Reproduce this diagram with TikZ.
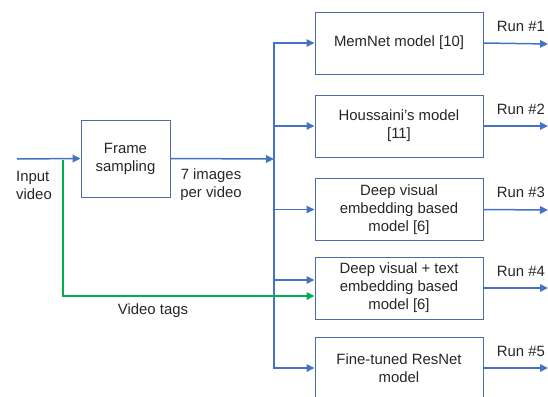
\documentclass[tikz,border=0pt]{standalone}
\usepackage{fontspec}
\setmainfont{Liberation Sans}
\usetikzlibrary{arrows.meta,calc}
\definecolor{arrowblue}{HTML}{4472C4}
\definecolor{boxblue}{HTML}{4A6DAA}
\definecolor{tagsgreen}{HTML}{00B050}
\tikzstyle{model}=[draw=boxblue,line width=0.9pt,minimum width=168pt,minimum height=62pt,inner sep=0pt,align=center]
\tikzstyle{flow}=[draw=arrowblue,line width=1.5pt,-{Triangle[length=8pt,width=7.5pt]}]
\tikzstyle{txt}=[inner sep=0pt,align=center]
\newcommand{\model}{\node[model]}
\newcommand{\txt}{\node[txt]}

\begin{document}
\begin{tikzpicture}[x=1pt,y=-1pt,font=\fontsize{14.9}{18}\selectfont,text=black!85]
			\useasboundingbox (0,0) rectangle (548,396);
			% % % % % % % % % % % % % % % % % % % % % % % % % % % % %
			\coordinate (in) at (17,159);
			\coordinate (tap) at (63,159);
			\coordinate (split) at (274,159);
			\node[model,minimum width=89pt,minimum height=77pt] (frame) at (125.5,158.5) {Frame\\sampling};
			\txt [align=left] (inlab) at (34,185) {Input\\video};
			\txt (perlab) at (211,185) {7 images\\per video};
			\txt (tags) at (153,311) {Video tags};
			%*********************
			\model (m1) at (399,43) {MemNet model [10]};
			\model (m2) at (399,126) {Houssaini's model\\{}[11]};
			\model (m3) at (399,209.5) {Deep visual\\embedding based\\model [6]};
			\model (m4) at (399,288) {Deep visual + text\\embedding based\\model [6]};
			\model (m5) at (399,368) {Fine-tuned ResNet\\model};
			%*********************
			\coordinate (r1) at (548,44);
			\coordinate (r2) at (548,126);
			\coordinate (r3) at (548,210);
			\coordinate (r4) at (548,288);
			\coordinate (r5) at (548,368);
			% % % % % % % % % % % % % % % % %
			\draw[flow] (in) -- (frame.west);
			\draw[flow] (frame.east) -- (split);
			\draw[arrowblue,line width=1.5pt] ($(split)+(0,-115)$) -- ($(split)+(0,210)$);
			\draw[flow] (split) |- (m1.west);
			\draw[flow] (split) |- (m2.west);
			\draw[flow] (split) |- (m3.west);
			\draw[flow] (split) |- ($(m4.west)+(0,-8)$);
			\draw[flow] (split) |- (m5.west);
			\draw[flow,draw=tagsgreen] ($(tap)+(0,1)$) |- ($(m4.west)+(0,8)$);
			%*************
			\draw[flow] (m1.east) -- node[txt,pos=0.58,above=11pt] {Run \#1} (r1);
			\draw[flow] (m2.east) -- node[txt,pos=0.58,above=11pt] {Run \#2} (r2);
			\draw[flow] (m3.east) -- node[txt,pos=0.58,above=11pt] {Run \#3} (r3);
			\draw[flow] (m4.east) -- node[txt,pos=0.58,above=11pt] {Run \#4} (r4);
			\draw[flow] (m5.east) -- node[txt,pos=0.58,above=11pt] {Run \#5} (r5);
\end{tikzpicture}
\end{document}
---
TASK TO COMPLETE
Would you return the data exactly as written, without the pictures?

RESPONSE
Reproduce this diagram with TikZ.
\documentclass[tikz,border=0pt]{standalone}
\usepackage{fontspec}
\setmainfont{Liberation Sans}
\usetikzlibrary{arrows.meta,calc}
\definecolor{arrowblue}{HTML}{4472C4}
\definecolor{boxblue}{HTML}{4A6DAA}
\definecolor{tagsgreen}{HTML}{00B050}
\tikzstyle{model}=[draw=boxblue,line width=0.9pt,minimum width=168pt,minimum height=62pt,inner sep=0pt,align=center]
\tikzstyle{flow}=[draw=arrowblue,line width=1.5pt,-{Triangle[length=8pt,width=7.5pt]}]
\tikzstyle{txt}=[inner sep=0pt,align=center]
\newcommand{\model}{\node[model]}
\newcommand{\txt}{\node[txt]}

\begin{document}
\begin{tikzpicture}[x=1pt,y=-1pt,font=\fontsize{14.9}{18}\selectfont,text=black!85]
			\useasboundingbox (0,0) rectangle (548,396);
			% % % % % % % % % % % % % % % % % % % % % % % % % % % % %
			\coordinate (in) at (17,159);
			\coordinate (tap) at (63,159);
			\coordinate (split) at (274,159);
			\node[model,minimum width=89pt,minimum height=77pt] (frame) at (125.5,158.5) {Frame\\sampling};
			\txt [align=left] (inlab) at (34,185) {Input\\video};
			\txt (perlab) at (211,185) {7 images\\per video};
			\txt (tags) at (153,311) {Video tags};
			%*********************
			\model (m1) at (399,43) {MemNet model [10]};
			\model (m2) at (399,126) {Houssaini's model\\{}[11]};
			\model (m3) at (399,209.5) {Deep visual\\embedding based\\model [6]};
			\model (m4) at (399,288) {Deep visual + text\\embedding based\\model [6]};
			\model (m5) at (399,368) {Fine-tuned ResNet\\model};
			%*********************
			\coordinate (r1) at (548,44);
			\coordinate (r2) at (548,126);
			\coordinate (r3) at (548,210);
			\coordinate (r4) at (548,288);
			\coordinate (r5) at (548,368);
			% % % % % % % % % % % % % % % % %
			\draw[flow] (in) -- (frame.west);
			\draw[flow] (frame.east) -- (split);
			\draw[arrowblue,line width=1.5pt] ($(split)+(0,-115)$) -- ($(split)+(0,210)$);
			\draw[flow] (split) |- (m1.west);
			\draw[flow] (split) |- (m2.west);
			\draw[flow] (split) |- (m3.west);
			\draw[flow] (split) |- ($(m4.west)+(0,-8)$);
			\draw[flow] (split) |- (m5.west);
			\draw[flow,draw=tagsgreen] ($(tap)+(0,1)$) |- ($(m4.west)+(0,8)$);
			%*************
			\draw[flow] (m1.east) -- node[txt,pos=0.58,above=11pt] {Run \#1} (r1);
			\draw[flow] (m2.east) -- node[txt,pos=0.58,above=11pt] {Run \#2} (r2);
			\draw[flow] (m3.east) -- node[txt,pos=0.58,above=11pt] {Run \#3} (r3);
			\draw[flow] (m4.east) -- node[txt,pos=0.58,above=11pt] {Run \#4} (r4);
			\draw[flow] (m5.east) -- node[txt,pos=0.58,above=11pt] {Run \#5} (r5);
\end{tikzpicture}
\end{document}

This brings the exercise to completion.